#### Required task
Repeat the entire listing exactly as written.

#### Given information
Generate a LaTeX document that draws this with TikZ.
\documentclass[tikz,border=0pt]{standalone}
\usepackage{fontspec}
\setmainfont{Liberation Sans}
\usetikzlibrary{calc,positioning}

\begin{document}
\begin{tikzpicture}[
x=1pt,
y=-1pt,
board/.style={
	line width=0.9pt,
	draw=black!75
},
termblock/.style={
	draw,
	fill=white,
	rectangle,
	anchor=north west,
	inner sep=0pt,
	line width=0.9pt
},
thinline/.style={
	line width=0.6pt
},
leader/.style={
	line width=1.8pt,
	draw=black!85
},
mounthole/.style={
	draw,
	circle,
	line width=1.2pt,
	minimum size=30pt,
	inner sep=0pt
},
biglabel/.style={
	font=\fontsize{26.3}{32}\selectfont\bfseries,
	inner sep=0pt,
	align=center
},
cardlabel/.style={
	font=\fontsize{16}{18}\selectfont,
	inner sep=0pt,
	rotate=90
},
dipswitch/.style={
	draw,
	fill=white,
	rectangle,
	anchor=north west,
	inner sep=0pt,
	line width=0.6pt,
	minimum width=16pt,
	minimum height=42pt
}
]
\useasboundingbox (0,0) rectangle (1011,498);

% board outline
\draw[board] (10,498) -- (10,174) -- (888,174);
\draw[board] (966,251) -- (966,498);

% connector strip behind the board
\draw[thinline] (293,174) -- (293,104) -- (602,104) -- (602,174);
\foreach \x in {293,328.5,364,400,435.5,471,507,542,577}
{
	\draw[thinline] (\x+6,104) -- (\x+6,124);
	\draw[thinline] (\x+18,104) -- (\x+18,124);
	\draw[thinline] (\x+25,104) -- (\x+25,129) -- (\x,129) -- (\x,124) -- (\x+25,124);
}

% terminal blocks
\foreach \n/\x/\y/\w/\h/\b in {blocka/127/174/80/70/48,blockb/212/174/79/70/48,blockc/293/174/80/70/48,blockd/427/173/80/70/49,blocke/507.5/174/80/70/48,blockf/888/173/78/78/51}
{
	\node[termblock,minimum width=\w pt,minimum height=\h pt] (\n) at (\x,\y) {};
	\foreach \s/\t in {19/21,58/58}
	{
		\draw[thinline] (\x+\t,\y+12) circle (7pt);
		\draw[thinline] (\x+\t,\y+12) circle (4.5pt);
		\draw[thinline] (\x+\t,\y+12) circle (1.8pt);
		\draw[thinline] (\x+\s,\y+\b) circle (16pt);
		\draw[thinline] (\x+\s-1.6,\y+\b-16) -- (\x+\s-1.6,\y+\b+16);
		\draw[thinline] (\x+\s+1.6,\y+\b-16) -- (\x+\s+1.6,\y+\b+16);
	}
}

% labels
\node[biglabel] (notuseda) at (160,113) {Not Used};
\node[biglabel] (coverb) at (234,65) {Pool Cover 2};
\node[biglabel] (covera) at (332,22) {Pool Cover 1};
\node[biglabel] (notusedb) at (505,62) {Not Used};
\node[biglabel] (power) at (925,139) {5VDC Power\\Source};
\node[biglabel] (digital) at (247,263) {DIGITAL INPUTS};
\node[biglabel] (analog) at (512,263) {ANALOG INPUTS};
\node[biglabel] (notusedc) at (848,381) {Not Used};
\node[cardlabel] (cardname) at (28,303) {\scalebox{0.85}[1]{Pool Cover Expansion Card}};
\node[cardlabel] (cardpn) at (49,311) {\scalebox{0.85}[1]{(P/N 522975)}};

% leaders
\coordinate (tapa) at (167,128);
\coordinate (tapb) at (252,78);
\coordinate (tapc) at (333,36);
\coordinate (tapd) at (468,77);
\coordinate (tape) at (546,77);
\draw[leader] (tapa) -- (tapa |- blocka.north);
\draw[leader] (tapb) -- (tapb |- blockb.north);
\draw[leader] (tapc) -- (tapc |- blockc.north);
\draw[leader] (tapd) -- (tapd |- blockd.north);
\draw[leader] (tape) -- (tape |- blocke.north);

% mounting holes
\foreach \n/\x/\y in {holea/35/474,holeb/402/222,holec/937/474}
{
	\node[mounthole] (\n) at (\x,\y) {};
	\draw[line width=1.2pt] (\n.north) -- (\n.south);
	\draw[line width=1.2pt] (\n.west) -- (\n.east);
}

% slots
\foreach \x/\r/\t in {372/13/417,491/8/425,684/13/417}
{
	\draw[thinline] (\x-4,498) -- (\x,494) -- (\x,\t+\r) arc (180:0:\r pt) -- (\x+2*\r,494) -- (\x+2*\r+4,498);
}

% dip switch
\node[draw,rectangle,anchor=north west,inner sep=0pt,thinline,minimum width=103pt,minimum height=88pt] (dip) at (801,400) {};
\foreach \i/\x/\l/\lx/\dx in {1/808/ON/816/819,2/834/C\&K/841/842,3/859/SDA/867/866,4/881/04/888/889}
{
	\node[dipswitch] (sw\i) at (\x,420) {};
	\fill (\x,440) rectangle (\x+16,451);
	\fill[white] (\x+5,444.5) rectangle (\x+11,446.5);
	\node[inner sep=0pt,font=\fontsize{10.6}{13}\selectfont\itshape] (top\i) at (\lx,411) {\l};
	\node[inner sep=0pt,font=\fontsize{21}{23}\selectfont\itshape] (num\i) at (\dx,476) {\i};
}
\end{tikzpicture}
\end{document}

#### Exercise response
Generate a LaTeX document that draws this with TikZ.
\documentclass[tikz,border=0pt]{standalone}
\usepackage{fontspec}
\setmainfont{Liberation Sans}
\usetikzlibrary{calc,positioning}

\begin{document}
\begin{tikzpicture}[
x=1pt,
y=-1pt,
board/.style={
	line width=0.9pt,
	draw=black!75
},
termblock/.style={
	draw,
	fill=white,
	rectangle,
	anchor=north west,
	inner sep=0pt,
	line width=0.9pt
},
thinline/.style={
	line width=0.6pt
},
leader/.style={
	line width=1.8pt,
	draw=black!85
},
mounthole/.style={
	draw,
	circle,
	line width=1.2pt,
	minimum size=30pt,
	inner sep=0pt
},
biglabel/.style={
	font=\fontsize{26.3}{32}\selectfont\bfseries,
	inner sep=0pt,
	align=center
},
cardlabel/.style={
	font=\fontsize{16}{18}\selectfont,
	inner sep=0pt,
	rotate=90
},
dipswitch/.style={
	draw,
	fill=white,
	rectangle,
	anchor=north west,
	inner sep=0pt,
	line width=0.6pt,
	minimum width=16pt,
	minimum height=42pt
}
]
\useasboundingbox (0,0) rectangle (1011,498);

% board outline
\draw[board] (10,498) -- (10,174) -- (888,174);
\draw[board] (966,251) -- (966,498);

% connector strip behind the board
\draw[thinline] (293,174) -- (293,104) -- (602,104) -- (602,174);
\foreach \x in {293,328.5,364,400,435.5,471,507,542,577}
{
	\draw[thinline] (\x+6,104) -- (\x+6,124);
	\draw[thinline] (\x+18,104) -- (\x+18,124);
	\draw[thinline] (\x+25,104) -- (\x+25,129) -- (\x,129) -- (\x,124) -- (\x+25,124);
}

% terminal blocks
\foreach \n/\x/\y/\w/\h/\b in {blocka/127/174/80/70/48,blockb/212/174/79/70/48,blockc/293/174/80/70/48,blockd/427/173/80/70/49,blocke/507.5/174/80/70/48,blockf/888/173/78/78/51}
{
	\node[termblock,minimum width=\w pt,minimum height=\h pt] (\n) at (\x,\y) {};
	\foreach \s/\t in {19/21,58/58}
	{
		\draw[thinline] (\x+\t,\y+12) circle (7pt);
		\draw[thinline] (\x+\t,\y+12) circle (4.5pt);
		\draw[thinline] (\x+\t,\y+12) circle (1.8pt);
		\draw[thinline] (\x+\s,\y+\b) circle (16pt);
		\draw[thinline] (\x+\s-1.6,\y+\b-16) -- (\x+\s-1.6,\y+\b+16);
		\draw[thinline] (\x+\s+1.6,\y+\b-16) -- (\x+\s+1.6,\y+\b+16);
	}
}

% labels
\node[biglabel] (notuseda) at (160,113) {Not Used};
\node[biglabel] (coverb) at (234,65) {Pool Cover 2};
\node[biglabel] (covera) at (332,22) {Pool Cover 1};
\node[biglabel] (notusedb) at (505,62) {Not Used};
\node[biglabel] (power) at (925,139) {5VDC Power\\Source};
\node[biglabel] (digital) at (247,263) {DIGITAL INPUTS};
\node[biglabel] (analog) at (512,263) {ANALOG INPUTS};
\node[biglabel] (notusedc) at (848,381) {Not Used};
\node[cardlabel] (cardname) at (28,303) {\scalebox{0.85}[1]{Pool Cover Expansion Card}};
\node[cardlabel] (cardpn) at (49,311) {\scalebox{0.85}[1]{(P/N 522975)}};

% leaders
\coordinate (tapa) at (167,128);
\coordinate (tapb) at (252,78);
\coordinate (tapc) at (333,36);
\coordinate (tapd) at (468,77);
\coordinate (tape) at (546,77);
\draw[leader] (tapa) -- (tapa |- blocka.north);
\draw[leader] (tapb) -- (tapb |- blockb.north);
\draw[leader] (tapc) -- (tapc |- blockc.north);
\draw[leader] (tapd) -- (tapd |- blockd.north);
\draw[leader] (tape) -- (tape |- blocke.north);

% mounting holes
\foreach \n/\x/\y in {holea/35/474,holeb/402/222,holec/937/474}
{
	\node[mounthole] (\n) at (\x,\y) {};
	\draw[line width=1.2pt] (\n.north) -- (\n.south);
	\draw[line width=1.2pt] (\n.west) -- (\n.east);
}

% slots
\foreach \x/\r/\t in {372/13/417,491/8/425,684/13/417}
{
	\draw[thinline] (\x-4,498) -- (\x,494) -- (\x,\t+\r) arc (180:0:\r pt) -- (\x+2*\r,494) -- (\x+2*\r+4,498);
}

% dip switch
\node[draw,rectangle,anchor=north west,inner sep=0pt,thinline,minimum width=103pt,minimum height=88pt] (dip) at (801,400) {};
\foreach \i/\x/\l/\lx/\dx in {1/808/ON/816/819,2/834/C\&K/841/842,3/859/SDA/867/866,4/881/04/888/889}
{
	\node[dipswitch] (sw\i) at (\x,420) {};
	\fill (\x,440) rectangle (\x+16,451);
	\fill[white] (\x+5,444.5) rectangle (\x+11,446.5);
	\node[inner sep=0pt,font=\fontsize{10.6}{13}\selectfont\itshape] (top\i) at (\lx,411) {\l};
	\node[inner sep=0pt,font=\fontsize{21}{23}\selectfont\itshape] (num\i) at (\dx,476) {\i};
}
\end{tikzpicture}
\end{document}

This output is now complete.